I used my phone to post to Facebook. I’m paranoid about security of the server at work which is supported by millions of dollars of security infrastructure, and yet I trust my phone’s data with the motel’s $50 wifi. That doesn’t make sense. Anyway, I saw a news reports that says that Facebook is for old fogies. Maybe I’m too old to stick around working on technology. Maybe I’ve become blind to what technology is all about. Or maybe technology is just emerging too quickly in every moment for me to grasp it with my meager mind (prone to fantasy or not).

Yesterday was my last day with the company. I created software with a team of people I had known for years. The software was for other engineers who design chips; also people I had known for years. In leaving I thought I would be able to capture some insights on the Zen concept of letting go. You know, the whole you must empty-the-cup before you can fill-the-cup thing? I had this idea that if we bring mindfulness to technology that we will somehow create beautiful innovation. That’s what I thought I was going to write about today. That’s the stuff I wanted to explore during my break from work. But then my hotel neighbor clunked his deadbolt, and…

297that sound launched a series of thoughts. I suddenly felt like I was dreaming all of this. Staring at the ceiling my mind leaped from one image to another like in a dream, connecting formerly disparate ideas. Totally random chaos that somehow made sense.  I felt compelled to grasp the raw truth of all those thoughts before they floated away like the elements of a forgotten dream.

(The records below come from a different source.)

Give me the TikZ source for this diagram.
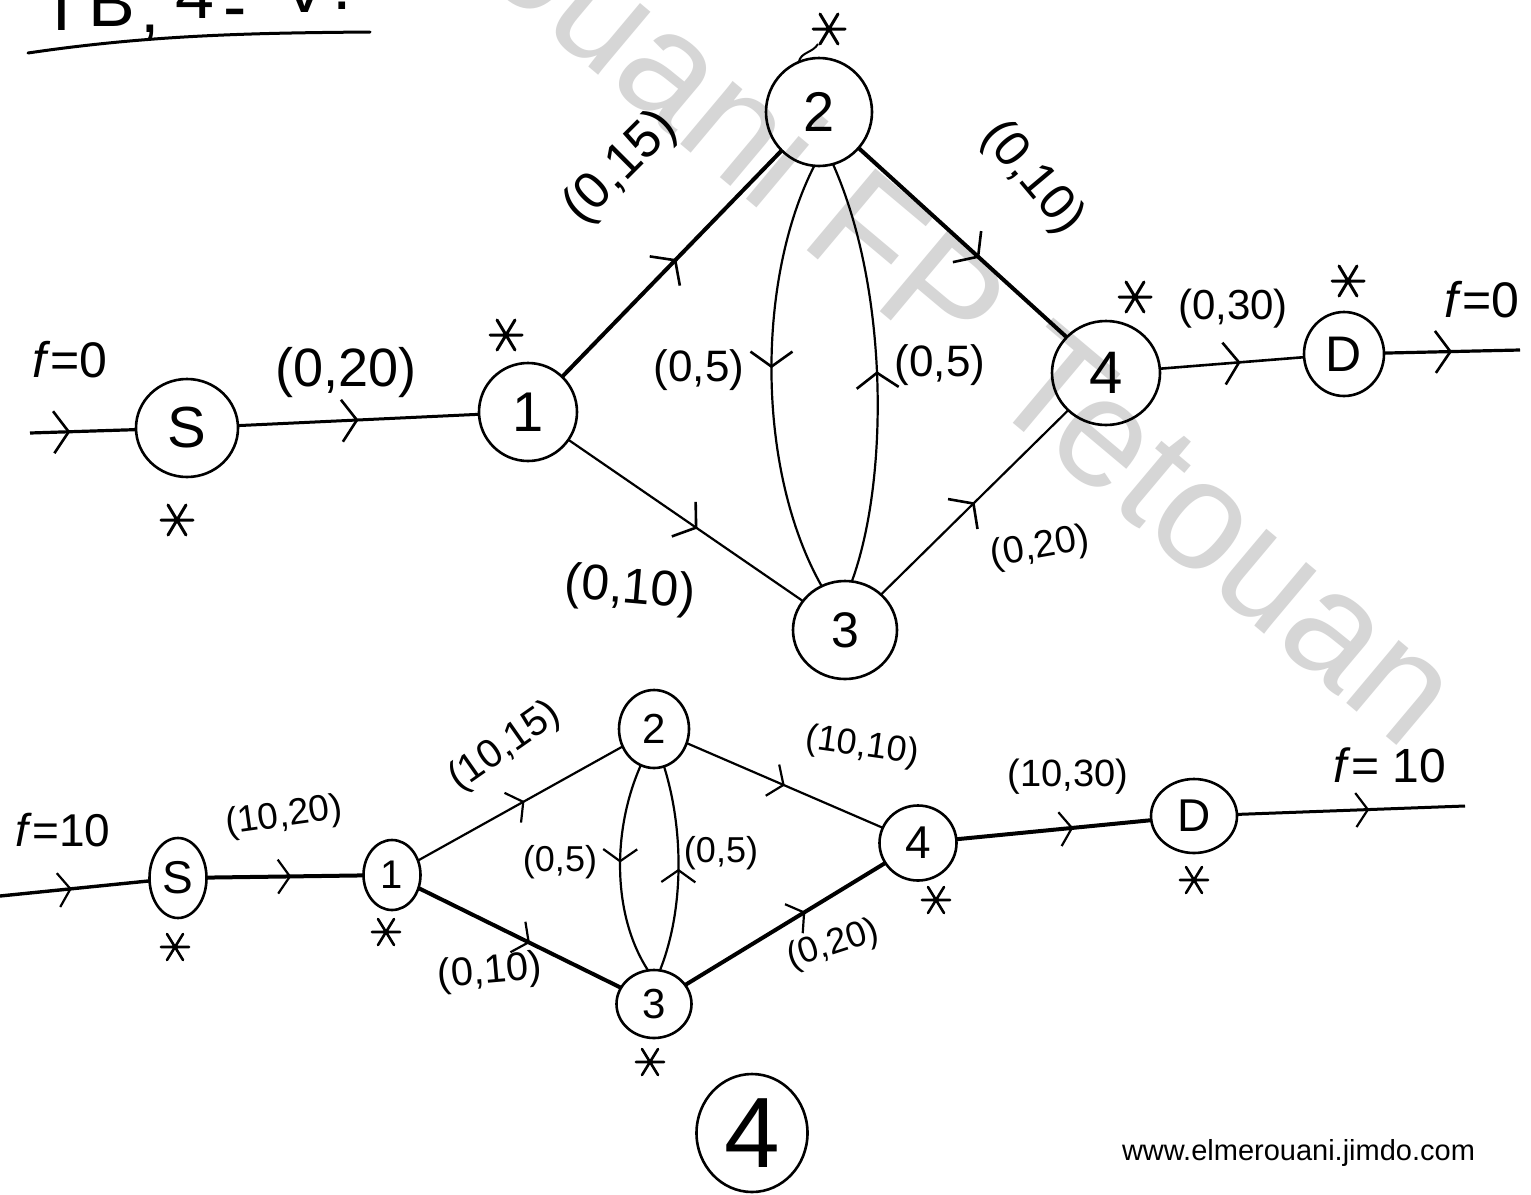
\documentclass[tikz,border=0pt]{standalone}
\usepackage{fontspec}
\setmainfont{Liberation Sans}
\usetikzlibrary{arrows.meta,decorations.markings,shapes.geometric}
\newcommand\fsz[1]{\fontsize{#1}{#1}\selectfont}
\begin{document}
\begin{tikzpicture}[x=1pt,y=-1pt,
  every node/.style={inner sep=0pt, outer sep=0pt},
  nd/.style={draw, ellipse, line width=2.6pt},
  lab/.style={font=\fsz{#1}},
  midarr/.style={postaction={decorate}, decoration={markings, mark=at position #1 with {\arrow{Straight Barb[length=15pt,width=42pt,line width=2.6pt]}}}},
  smarr/.style={postaction={decorate}, decoration={markings, mark=at position #1 with {\arrow{Straight Barb[length=12pt,width=34pt,line width=2.2pt]}}}},
  astk/.pic={\draw[line width=3pt, line cap=round] (-16,0)--(16,0) (-9,-15)--(9,15) (-9,15)--(9,-15);},
  sastk/.pic={\draw[line width=2.6pt, line cap=round] (-14,0)--(14,0) (-8,-13)--(8,13) (-8,13)--(8,-13);}
]
\useasboundingbox (0,0) rectangle (1531,1194);
\fill[white] (0,0) rectangle (1531,1194);

% watermark
\node[rotate=-40, anchor=base east, text=black!16, font=\fsz{155}] (wm) at (1405,752) {Merouani FP Tetouan};

% title (cut off at top)
\node[anchor=base, font=\fsz{70}] (tT) at (62,30) {T};
\node[anchor=base, font=\fsz{70}] (tB) at (112,26) {B};
\node[anchor=base, font=\fsz{70}] (tc) at (150,32) {,};
\node[anchor=base, font=\fsz{70}] (t4) at (195,18) {4};
\node[anchor=base, font=\fsz{70}] (td) at (235,30) {-};
\node[anchor=base, font=\fsz{70}] (tV) at (305,12) {V};
\node[anchor=base, font=\fsz{70}] (tp) at (342,9) {.};
\draw[line width=3pt, line cap=round] (28,53) .. controls (150,35) and (250,33) .. (370,32);

% ===== top network =====
\node[nd, minimum width=102pt, minimum height=98pt, font=\fsz{58}] (S) at (187,428) {S};
\node[nd, minimum width=98pt, minimum height=98pt, font=\fsz{56}] (N1) at (528,412) {1};
\node[nd, minimum width=106pt, minimum height=108pt, font=\fsz{56}] (N2) at (819,112) {2};
\node[nd, minimum width=104pt, minimum height=98pt, font=\fsz{50}] (N3) at (845,630) {3};
\node[nd, minimum width=108pt, minimum height=104pt, font=\fsz{60}] (N4) at (1106,373) {4};
\node[nd, minimum width=80pt, minimum height=84pt, font=\fsz{50}] (D) at (1344,354) {D};
\coordinate (inA) at (30,433);
\coordinate (outA) at (1520,350);

\draw[line width=3.2pt, midarr=0.38] (inA) -- (S);
\draw[line width=3pt, midarr=0.5] (S) -- (N1);
\draw[line width=4pt, midarr=0.52] (N1) -- (N2);
\draw[line width=4pt, midarr=0.58] (N2) -- (N4);
\draw[line width=2.2pt, midarr=0.55] (N1) -- (N3);
\draw[line width=2.2pt, midarr=0.5] (N3) -- (N4);
\draw[line width=2.6pt, midarr=0.56] (N4) -- (D);
\draw[line width=3.2pt, midarr=0.5] (D) -- (outA);
\draw[line width=2.2pt, midarr=0.48] (N2.265) .. controls (756,280) and (756,470) .. (N3.118);
\draw[line width=2.2pt, midarr=0.5] (N3.82) .. controls (889,480) and (889,290) .. (N2.285);

\node[lab=50] (fA) at (70,360) {\textit{f}=0};
\node[lab=54] (l1) at (346,373) {(0,20)};
\node[lab=52, rotate=45] (l2) at (621,168) {(0,15)};
\node[lab=50, rotate=-50] (l3) at (1032,178) {(0,10)};
\node[lab=44] (l4) at (699,370) {(0,5)};
\node[lab=44] (l5) at (940,365) {(0,5)};
\node[lab=50, rotate=-5] (l6) at (630,590) {(0,10)};
\node[lab=38, rotate=10] (l7) at (1040,548) {(0,20)};
\node[lab=42] (l8) at (1233,309) {(0,30)};
\node[lab=50] (fB) at (1482,300) {\textit{f}=0};

\pic (sS) at (177,520) {astk};
\pic (s1) at (506,335) {astk};
\pic (s2) at (829,29) {astk};
\pic (s4) at (1135,297) {astk};
\pic (sD) at (1348,281) {astk};
\coordinate (tail2) at (818,44);
\draw[line width=2pt] (tail2) to[out=-120,in=80] (N2.112);

% ===== bottom network =====
\node[nd, minimum width=57pt, minimum height=80pt, font=\fsz{46}] (Sb) at (178,878) {S};
\node[nd, minimum width=57pt, minimum height=70pt, font=\fsz{40}] (B1) at (392,875) {1};
\node[nd, minimum width=70pt, minimum height=78pt, font=\fsz{42}] (B2) at (654,729) {2};
\node[nd, minimum width=75pt, minimum height=68pt, font=\fsz{42}] (B3) at (654,1004) {3};
\node[nd, minimum width=77pt, minimum height=75pt, font=\fsz{46}] (B4) at (918,843) {4};
\node[nd, minimum width=86pt, minimum height=74pt, font=\fsz{46}] (Db) at (1194,816) {D};
\coordinate (inB) at (0,896);
\coordinate (outB) at (1465,806);

\draw[line width=3.4pt, smarr=0.48] (inB) -- (Sb);
\draw[line width=4pt, smarr=0.54] (Sb) -- (B1);
\draw[line width=2.2pt, smarr=0.52] (B1) -- (B2);
\draw[line width=4pt, smarr=0.55] (B1) -- (B3);
\draw[line width=2.2pt, smarr=0.5] (B2) -- (B4);
\draw[line width=4pt, smarr=0.6] (B3) -- (B4);
\draw[line width=4pt, smarr=0.6] (B4) -- (Db);
\draw[line width=3pt, smarr=0.58] (Db) -- (outB);
\draw[line width=2.2pt, smarr=0.47] (B2.250) .. controls (612,830) and (612,915) .. (B3.100);
\draw[line width=2.2pt, smarr=0.5] (B3.80) .. controls (684,910) and (684,830) .. (B2.285);

\node[lab=46] (fC) at (63,830) {\textit{f}=10};
\node[lab=37, rotate=8] (m1) at (284,817) {(10,20)};
\node[lab=40, rotate=35] (m2) at (505,747) {(10,15)};
\node[lab=36] (m3) at (560,862) {(0,5)};
\node[lab=36] (m4) at (721,853) {(0,5)};
\node[lab=40, rotate=5] (m5) at (490,973) {(0,10)};
\node[lab=36, rotate=-8] (m6) at (862,747) {(10,10)};
\node[lab=36, rotate=18] (m7) at (833,945) {(0,20)};
\node[lab=38] (m8) at (1068,777) {(10,30)};
\node[lab=48] (fD) at (1390,765) {\textit{f}= 10};

\pic (tS) at (175,947) {sastk};
\pic (t1) at (386,932) {sastk};
\pic (t3) at (650,1062) {sastk};
\pic (t4) at (936,900) {sastk};
\pic (tD) at (1194,880) {sastk};

% big circled 4
\node[nd, minimum width=111pt, minimum height=118pt, font=\fsz{100}] (big4) at (752,1133) {4};

% footer
\node[anchor=base west, font=\fsz{29}] (url) at (1122,1160) {www.elmerouani.jimdo.com};
\end{tikzpicture}
\end{document}
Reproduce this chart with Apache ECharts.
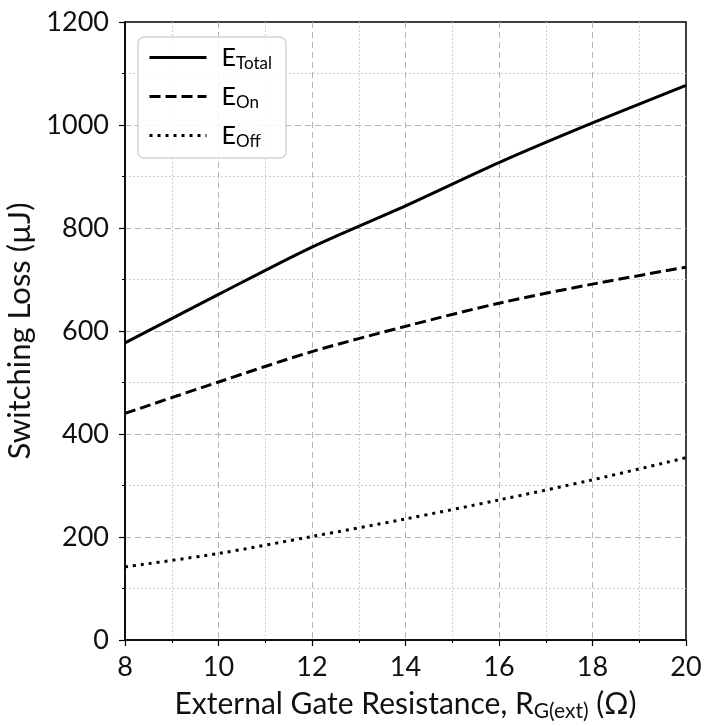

What is the connection of these random thought. Maybe I am just processing what it means to leave a job. To leave a team. To leave something you created. Maybe my subconscious is sorting out what it means to leave something that at one time occupied the center of my heart.

In the last scene of “No Country For Old Men,” the sheriff – one of the good guys – has a dream in which he sees his father walking ahead, holding an ancient fire. In the story, the sheriff failed to catch the bad guy. It’s an uncomfortable realization that he will never have closure.  In the sheriff’s dream, he feels compelled to follow his father, even though his business on earth is left undone.